Similar ideas have been used in feed-forward neural network for unsupervised pre-training to structure a neural network, making it first learn generally useful feature detectors. Then the network is trained further by supervised back-propagation to classify labeled data. The deep belief network model by Hinton et al. (2006) involves learning the distribution of a high level representation using successive layers of binary or real-valued latent variables. It uses a restricted Boltzmann machine to model each new layer of higher level features. Each new layer guarantees an increase on the lower-bound of the log likelihood of the data, thus improving the model, if trained properly. Once sufficiently many layers have been learned the deep architecture may be used as a generative model by reproducing the data when sampling down the model (an "ancestral pass") from the top level feature activations. Hinton reports that his models are effective feature extractors over high-dimensional, structured data. This work plays a key role in reintroducing the interests in deep neural network research and consequently leads to the developments of Deep learning, although deep belief network is no longer the main deep learning technique.
Long short-term memoryEdit
Another technique particularly used for recurrent neural networks is the long short-term memory (LSTM) network of 1997 by Hochreiter & Schmidhuber. In 2009, deep multidimensional LSTM networks demonstrated the power of deep learning with many nonlinear layers, by winning three ICDAR 2009 competitions in connected handwriting recognition, without any prior knowledge about the three different languages to be learned.

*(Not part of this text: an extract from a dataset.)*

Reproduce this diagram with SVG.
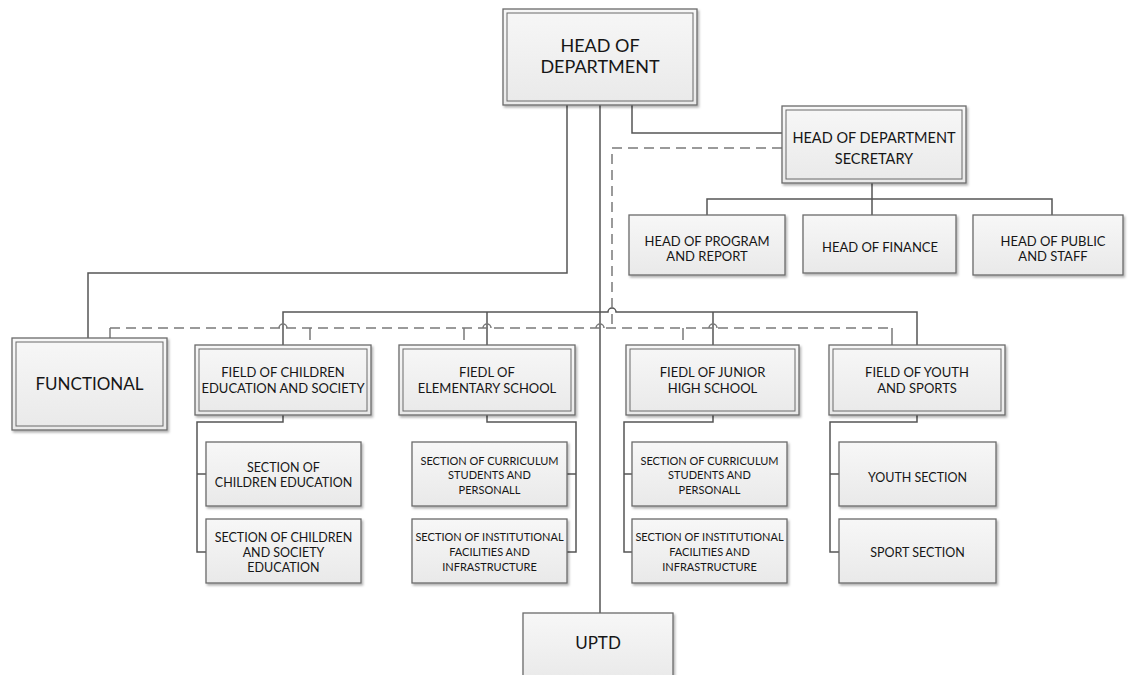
<svg xmlns="http://www.w3.org/2000/svg" width="1130" height="675" viewBox="0 0 1130 675">
<style>
.box{fill:url(#g);stroke:#6a6a6a;stroke-width:1.3;filter:url(#sh)}
.in{fill:none;stroke:#6a6a6a;stroke-width:1}
.t{font-family:Lato,"Open Sans",sans-serif;fill:#161616;text-anchor:middle}
.c{fill:none;stroke:#555;stroke-width:1.5}
.d{fill:none;stroke:#7a7a7a;stroke-width:1.5;stroke-dasharray:10 6}
.tk{fill:none;stroke:#7a7a7a;stroke-width:1.5}
</style>
<defs>
<linearGradient id="g" x1="0" y1="0" x2="0" y2="1">
<stop offset="0" stop-color="#f7f7f7"/>
<stop offset="1" stop-color="#e9e9e9"/>
</linearGradient>
<filter id="sh" x="-10%" y="-10%" width="120%" height="130%">
<feDropShadow dx="1.5" dy="2" stdDeviation="1.2" flood-color="#000" flood-opacity="0.3"/>
</filter>
</defs>
<rect width="1130" height="675" fill="#fff"/>

<g id="connectors">
<path class="c" d="M600,105 V613"/>
<path class="c" d="M567,105 V273 H88 V338"/>
<path class="c" d="M632,105 V133 H782"/>
<path class="c" d="M872,183 V215 M707,215 V199 H1052 V215"/>
<path class="c" d="M283,345 V312 H608 a4,4 0 0 1 8,0 H917 V345 M487,312 V345 M713,312 V345"/>
<path class="c" d="M283,415 V422 H197 V552 H206 M197,474 H206"/>
<path class="c" d="M487,415 V422 H576 V552 H567 M576,474 H567"/>
<path class="c" d="M713,415 V422 H624 V552 H632 M624,474 H632"/>
<path class="c" d="M917,415 V422 H830 V552 H839 M830,474 H839"/>
<path class="d" d="M782,148 H612 V328"/>
<path class="d" d="M110,328 H892"/>
<path class="tk" d="M279,328 a4,4 0 0 1 8,0 M483,328 a4,4 0 0 1 8,0 M596,328 a4,4 0 0 1 8,0 M709,328 a4,4 0 0 1 8,0"/>
<path class="tk" d="M110,328 V338 M310,328 V340 M464,328 V340 M683,328 V340 M892,328 V345"/>
</g>

<g id="head-of-department">
<rect class="box" x="503" y="9" width="194" height="96"/>
<rect class="in" x="507" y="13" width="186" height="88"/>
<text class="t" x="600" y="52" font-size="18">HEAD OF</text>
<text class="t" x="600" y="73" font-size="18">DEPARTMENT</text>
</g>

<g id="secretary">
<rect class="box" x="782" y="106" width="184" height="77"/>
<rect class="in" x="786" y="110" width="176" height="69"/>
<text class="t" x="874" y="143" font-size="14.5">HEAD OF DEPARTMENT</text>
<text class="t" x="874" y="164" font-size="14.5">SECRETARY</text>
</g>

<g id="program">
<rect class="box" x="629" y="215" width="156" height="60"/>
<text class="t" x="707" y="246" font-size="13">HEAD OF PROGRAM</text>
<text class="t" x="707" y="261" font-size="13">AND REPORT</text>
</g>
<g id="finance">
<rect class="box" x="803" y="215" width="153" height="58"/>
<text class="t" x="880" y="252" font-size="13">HEAD OF FINANCE</text>
</g>
<g id="public">
<rect class="box" x="973" y="215" width="150" height="60"/>
<text class="t" x="1053" y="246" font-size="13">HEAD OF PUBLIC</text>
<text class="t" x="1053" y="261" font-size="13">AND STAFF</text>
</g>

<g id="functional">
<rect class="box" x="12" y="338" width="155" height="92"/>
<rect class="in" x="16" y="342" width="147" height="84"/>
<text class="t" x="89.5" y="390" font-size="17">FUNCTIONAL</text>
</g>

<g id="field-children">
<rect class="box" x="195" y="345" width="176" height="70"/>
<rect class="in" x="199" y="349" width="168" height="62"/>
<text class="t" x="283" y="377" font-size="13">FIELD OF CHILDREN</text>
<text class="t" x="283" y="393" font-size="13">EDUCATION AND SOCIETY</text>
</g>
<g id="field-elementary">
<rect class="box" x="399" y="345" width="176" height="70"/>
<rect class="in" x="403" y="349" width="168" height="62"/>
<text class="t" x="487" y="377" font-size="13">FIEDL OF</text>
<text class="t" x="487" y="393" font-size="13">ELEMENTARY SCHOOL</text>
</g>
<g id="field-junior">
<rect class="box" x="626" y="345" width="173" height="70"/>
<rect class="in" x="630" y="349" width="165" height="62"/>
<text class="t" x="712.5" y="377" font-size="13">FIEDL OF JUNIOR</text>
<text class="t" x="712.5" y="393" font-size="13">HIGH SCHOOL</text>
</g>
<g id="field-youth">
<rect class="box" x="829" y="345" width="176" height="70"/>
<rect class="in" x="833" y="349" width="168" height="62"/>
<text class="t" x="917" y="377" font-size="13">FIELD OF YOUTH</text>
<text class="t" x="917" y="393" font-size="13">AND SPORTS</text>
</g>

<g id="sec-children-education">
<rect class="box" x="206" y="442" width="155" height="64"/>
<text class="t" x="283.5" y="472" font-size="12.5">SECTION OF</text>
<text class="t" x="283.5" y="487" font-size="12.5">CHILDREN EDUCATION</text>
</g>
<g id="sec-children-society">
<rect class="box" x="206" y="519" width="155" height="64"/>
<text class="t" x="283.5" y="542" font-size="12.5">SECTION OF CHILDREN</text>
<text class="t" x="283.5" y="557" font-size="12.5">AND SOCIETY</text>
<text class="t" x="283.5" y="572" font-size="12.5">EDUCATION</text>
</g>
<g id="sec-elem-curriculum">
<rect class="box" x="412" y="442" width="155" height="64"/>
<text class="t" x="489.5" y="465" font-size="11">SECTION OF CURRICULUM</text>
<text class="t" x="489.5" y="479" font-size="11">STUDENTS AND</text>
<text class="t" x="489.5" y="494" font-size="11">PERSONALL</text>
</g>
<g id="sec-elem-facilities">
<rect class="box" x="412" y="519" width="155" height="64"/>
<text class="t" x="489.5" y="541" font-size="11">SECTION OF INSTITUTIONAL</text>
<text class="t" x="489.5" y="556" font-size="11">FACILITIES AND</text>
<text class="t" x="489.5" y="571" font-size="11">INFRASTRUCTURE</text>
</g>
<g id="sec-junior-curriculum">
<rect class="box" x="632" y="442" width="155" height="64"/>
<text class="t" x="709.5" y="465" font-size="11">SECTION OF CURRICULUM</text>
<text class="t" x="709.5" y="479" font-size="11">STUDENTS AND</text>
<text class="t" x="709.5" y="494" font-size="11">PERSONALL</text>
</g>
<g id="sec-junior-facilities">
<rect class="box" x="632" y="519" width="155" height="64"/>
<text class="t" x="709.5" y="541" font-size="11">SECTION OF INSTITUTIONAL</text>
<text class="t" x="709.5" y="556" font-size="11">FACILITIES AND</text>
<text class="t" x="709.5" y="571" font-size="11">INFRASTRUCTURE</text>
</g>
<g id="sec-youth">
<rect class="box" x="839" y="442" width="157" height="64"/>
<text class="t" x="917.5" y="482" font-size="12.5">YOUTH SECTION</text>
</g>
<g id="sec-sport">
<rect class="box" x="839" y="519" width="157" height="64"/>
<text class="t" x="917.5" y="557" font-size="12.5">SPORT SECTION</text>
</g>

<g id="uptd">
<rect class="box" x="523" y="613" width="150" height="70"/>
<text class="t" x="598" y="649" font-size="17">UPTD</text>
</g>
</svg>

Hardware advances have meant that from 1991 to 2015, computer power (especially as delivered by GPUs) has increased around a million-fold, making standard backpropagation feasible for networks several layers deeper than when the vanishing gradient problem was recognized. Schmidhuber notes that this "is basically what is winning many of the image recognition competitions now", but that it "does not really overcome the problem in a fundamental way" since the original models tackling the vanishing gradient problem by Hinton et al. (2006) were trained in a Xeon processor, not GPUs.
One of the newest and most effective ways to resolve the vanishing gradient problem is with residual neural networks (ResNets - not to be confused with recurrent neural networks). It was noted prior to ResNets that a deeper network would actually have higher training error than the shallow network. This intuitively can be understood as data disappearing through too many layers of the network, meaning output from a shallow layer was diminished through the greater number of layers in the deeper network, yielding a worse result. Going with this intuitive hypothesis, Microsoft research found that splitting a deep network into e.g., three layer chunks and passing the input into each chunk straight through to the next chunk (along with the residual—output of the chunk minus the input to the chunk that is reintroduced) helped eliminate much of this disappearing signal problem. No extra parameters or changes to the learning algorithm were needed. ResNets yielded lower training error (and test error) than their shallower counterparts simply by reintroducing outputs from shallower layers in the network to compensate for the vanishing data.
Note that ResNets are an ensemble of relatively shallow Nets and do not resolve the vanishing gradient problem by preserving gradient flow throughout the entire depth of the network – rather, they avoid the problem simply by constructing ensembles of many short networks together. (Ensemble by Construction)
Neural networks can also be optimized by using a universal search algorithm on the space of neural network's weights, e.g., random guess or more systematically genetic algorithm. This approach is not based on gradient and avoids the vanishing gradient problem.